Harvard Business Review explores the finer points of succession planning for family entities. Learn how to feel confident in your candidate while taking care of your current employees.
Do yourself and your company a favor and build your succession plan now rather than wait until you retire. Getting started now gives you and your workforce plenty of time to prepare for the hand-off. If you already chose a successor, introduce the person to your employees so everyone gets used to each other while you remain in your current position. Your presence may help ease the transition for all involved.
Choose a candidate with proven skills
In a family business, non-family workers may feel a successor only got the job because of nepotism rather than actual business skill. To avoid bad blood in the workplace, select a successor with the right skills, qualities, education and experiences for the job. Do not be afraid to challenge your candidate to step up to the role, as a display of hard work could instill confidence in your non-family workers.
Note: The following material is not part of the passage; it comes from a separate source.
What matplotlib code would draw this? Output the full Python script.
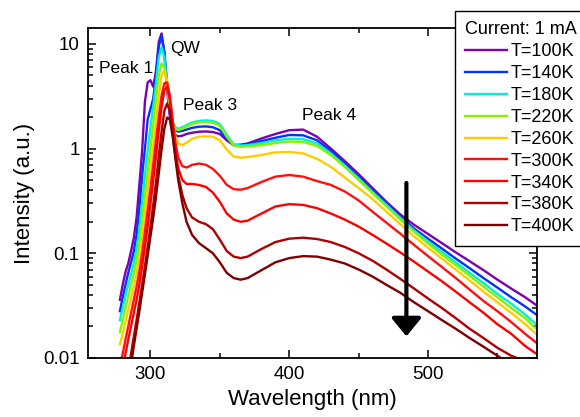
import matplotlib
matplotlib.use("Agg")
import matplotlib.pyplot as plt
from matplotlib.ticker import FixedLocator, LogLocator, NullFormatter

plt.rcParams['font.family'] = ['Liberation Sans', 'DejaVu Sans']

# wavelength grid (nm)
wl = [278, 280, 282, 284, 286, 288, 290, 292, 294, 296, 298, 300, 302, 304, 306,
      308, 310, 312, 314, 316, 318, 320, 323, 326, 330, 335, 340, 345, 350, 355,
      360, 365, 370, 380, 390, 400, 410, 420, 430, 440, 450, 460, 470, 480, 490,
      500, 510, 520, 530, 540, 550, 560, 570, 578]

# intensities (a.u.)
i100 = [0.036, 0.05, 0.066, 0.08, 0.105, 0.14, 0.22, 0.45, 0.95, 2.8, 4.3, 4.5, 3.9, 5.5, 10.5,
        12.6, 8.0, 3.6, 2.0, 1.55, 1.35, 1.31, 1.33, 1.38, 1.42, 1.45, 1.46, 1.44, 1.38, 1.2,
        1.08, 1.09, 1.12, 1.25, 1.38, 1.5, 1.52, 1.3, 1.0, 0.76, 0.57, 0.42, 0.31, 0.235, 0.187,
        0.153, 0.125, 0.102, 0.084, 0.069, 0.056, 0.046, 0.038, 0.032]
i140 = [0.028, 0.038, 0.05, 0.065, 0.082, 0.105, 0.15, 0.27, 0.55, 1.0, 1.9, 2.4, 3.0, 5.0, 9.5,
        12.0, 8.5, 4.2, 2.2, 1.7, 1.5, 1.45, 1.48, 1.52, 1.58, 1.62, 1.63, 1.6, 1.5, 1.25,
        1.08, 1.08, 1.1, 1.18, 1.27, 1.35, 1.34, 1.2, 0.95, 0.72, 0.54, 0.40, 0.30, 0.225, 0.172,
        0.138, 0.111, 0.089, 0.072, 0.058, 0.047, 0.038, 0.031, 0.026]
i180 = [0.023, 0.03, 0.039, 0.05, 0.063, 0.08, 0.11, 0.17, 0.3, 0.55, 0.95, 1.6, 2.5, 4.2, 7.5,
        9.3, 7.5, 4.2, 2.3, 1.8, 1.6, 1.55, 1.6, 1.68, 1.78, 1.84, 1.86, 1.84, 1.72, 1.35,
        1.1, 1.07, 1.08, 1.13, 1.2, 1.24, 1.23, 1.12, 0.9, 0.69, 0.52, 0.385, 0.29, 0.218, 0.165,
        0.13, 0.103, 0.082, 0.065, 0.052, 0.041, 0.033, 0.026, 0.021]
i220 = [0.0177, 0.023, 0.03, 0.039, 0.05, 0.064, 0.085, 0.12, 0.2, 0.35, 0.6, 1.0, 1.7, 3.0, 5.0,
        6.5, 6.0, 4.0, 2.4, 1.8, 1.55, 1.5, 1.55, 1.62, 1.72, 1.78, 1.79, 1.77, 1.65, 1.3,
        1.07, 1.04, 1.05, 1.08, 1.13, 1.17, 1.16, 1.06, 0.87, 0.67, 0.5, 0.375, 0.28, 0.21, 0.16,
        0.124, 0.097, 0.077, 0.061, 0.048, 0.038, 0.03, 0.024, 0.019]
i260 = [0.0135, 0.017, 0.022, 0.029, 0.037, 0.048, 0.064, 0.09, 0.14, 0.24, 0.4, 0.65, 1.05, 1.8, 3.2,
        5.0, 5.6, 4.5, 2.8, 1.8, 1.3, 1.12, 1.08, 1.14, 1.24, 1.3, 1.31, 1.3, 1.2, 0.98,
        0.84, 0.82, 0.83, 0.87, 0.92, 0.93, 0.9, 0.8, 0.67, 0.53, 0.42, 0.33, 0.25, 0.19, 0.145,
        0.113, 0.089, 0.07, 0.055, 0.043, 0.034, 0.027, 0.021, 0.017]
i300 = [0.0085, 0.011, 0.015, 0.02, 0.027, 0.036, 0.048, 0.067, 0.1, 0.16, 0.26, 0.42, 0.7, 1.2, 2.0,
        3.2, 4.2, 4.3, 3.2, 1.9, 1.15, 0.82, 0.68, 0.66, 0.7, 0.72, 0.7, 0.64, 0.55, 0.45,
        0.41, 0.405, 0.42, 0.48, 0.54, 0.56, 0.54, 0.49, 0.45, 0.39, 0.32, 0.25, 0.196, 0.154, 0.12,
        0.094, 0.074, 0.058, 0.045, 0.035, 0.028, 0.022, 0.017, 0.014]
i340 = [0.006, 0.008, 0.011, 0.015, 0.02, 0.027, 0.036, 0.05, 0.075, 0.115, 0.18, 0.3, 0.5, 0.85, 1.5,
        2.5, 3.6, 3.9, 2.9, 1.6, 0.95, 0.65, 0.5, 0.46, 0.46, 0.45, 0.43, 0.38, 0.31, 0.24,
        0.21, 0.2, 0.205, 0.24, 0.28, 0.295, 0.29, 0.27, 0.24, 0.21, 0.18, 0.15, 0.124, 0.102, 0.083,
        0.067, 0.054, 0.043, 0.034, 0.027, 0.021, 0.017, 0.013, 0.011]
i380 = [0.003, 0.004, 0.0055, 0.0075, 0.011, 0.016, 0.023, 0.034, 0.05, 0.075, 0.115, 0.18, 0.29, 0.48, 0.85,
        1.45, 2.3, 2.7, 2.3, 1.4, 0.85, 0.55, 0.36, 0.27, 0.22, 0.2, 0.19, 0.17, 0.135, 0.105,
        0.093, 0.09, 0.093, 0.11, 0.128, 0.138, 0.141, 0.137, 0.128, 0.115, 0.1, 0.085, 0.07, 0.057, 0.046,
        0.037, 0.03, 0.024, 0.019, 0.0155, 0.0125, 0.0105, 0.0093, 0.008]
i400 = [0.002, 0.0028, 0.004, 0.0058, 0.0085, 0.013, 0.019, 0.028, 0.042, 0.063, 0.095, 0.145, 0.22, 0.35, 0.58,
        0.98, 1.55, 1.98, 1.9, 1.3, 0.8, 0.5, 0.3, 0.2, 0.15, 0.125, 0.112, 0.1, 0.082, 0.065,
        0.058, 0.056, 0.058, 0.069, 0.082, 0.09, 0.094, 0.093, 0.087, 0.08, 0.07, 0.06, 0.05, 0.042, 0.034,
        0.028, 0.023, 0.019, 0.0155, 0.0128, 0.0105, 0.0087, 0.0072, 0.006]

series = [i100, i140, i180, i220, i260, i300, i340, i380, i400]
labels = ["T=100K", "T=140K", "T=180K", "T=220K", "T=260K",
          "T=300K", "T=340K", "T=380K", "T=400K"]
colors = ["#7F00B2", "#0033FF", "#00F0D8", "#88F000", "#FFCC00",
          "#FF1010", "#FF0000", "#B00000", "#800000"]

fig = plt.figure(figsize=(5.8, 4.17), dpi=100)
ax = fig.add_axes([88/580, 59/417, 449/580, 330/417])

for y, lab, c in zip(series, labels, colors):
    ax.plot(wl, y, color=c, lw=1.7, label=lab)

ax.set_yscale('log')
ax.set_xlim(255, 578.5)
ax.set_ylim(0.01, 14.2)

ax.xaxis.set_major_locator(FixedLocator([300, 400, 500]))
ax.xaxis.set_minor_locator(FixedLocator([350, 450, 550]))
ax.set_yticks([0.01, 0.1, 1, 10])
ax.set_yticklabels(["0.01", "0.1", "1", "10"])
ax.yaxis.set_minor_locator(LogLocator(base=10, subs=range(2, 10)))
ax.yaxis.set_minor_formatter(NullFormatter())

ax.tick_params(which='both', direction='in', top=True, right=True, labelsize=13.5, width=1.1)
ax.tick_params(which='major', length=6, pad=6)
ax.tick_params(which='minor', length=3.5)
for s in ax.spines.values():
    s.set_linewidth(1.3)

ax.set_xlabel("Wavelength (nm)", fontsize=16, labelpad=4)
ax.set_ylabel("Intensity (a.u.)", fontsize=16, labelpad=6)

ax.text(263.2, 5.26, "Peak 1", fontsize=12.5)
ax.text(314.1, 8.15, "QW", fontsize=12.5)
ax.text(323.7, 2.35, "Peak 3", fontsize=12.5)
ax.text(409.1, 1.86, "Peak 4", fontsize=12.5)

ax.annotate("", xy=(484.4, 0.0161), xytext=(484.4, 0.47),
            arrowprops=dict(arrowstyle="-|>,head_length=0.55,head_width=0.45",
                            lw=3, color="k", shrinkA=0, shrinkB=0, mutation_scale=20))

leg = ax.legend(loc='upper left', bbox_to_anchor=(455/580, 1 - 11/417),
                bbox_transform=fig.transFigure, borderaxespad=0,
                title="Current: 1 mA", fontsize=13.0, title_fontsize=13.0,
                fancybox=False, framealpha=1, edgecolor='k',
                handlelength=2.3, handletextpad=0.2, labelspacing=0.27,
                borderpad=0.58)
leg._legend_box.align = "left"
leg.get_frame().set_linewidth(1.0)

fig.savefig("out.png", dpi=100)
Make your employees feel valued
Do not feel that your non-family employees cannot help bring your successor on board. While you likely have much to teach and show your business heir, your workers likely have a lot of wisdom and experience to share, too. Let your employees know how much you value them and everything they bring to the table by giving them a voice.
Succession represents a vital aspect of estate planning. Not only must you take care of your beneficiaries, but your employees, too.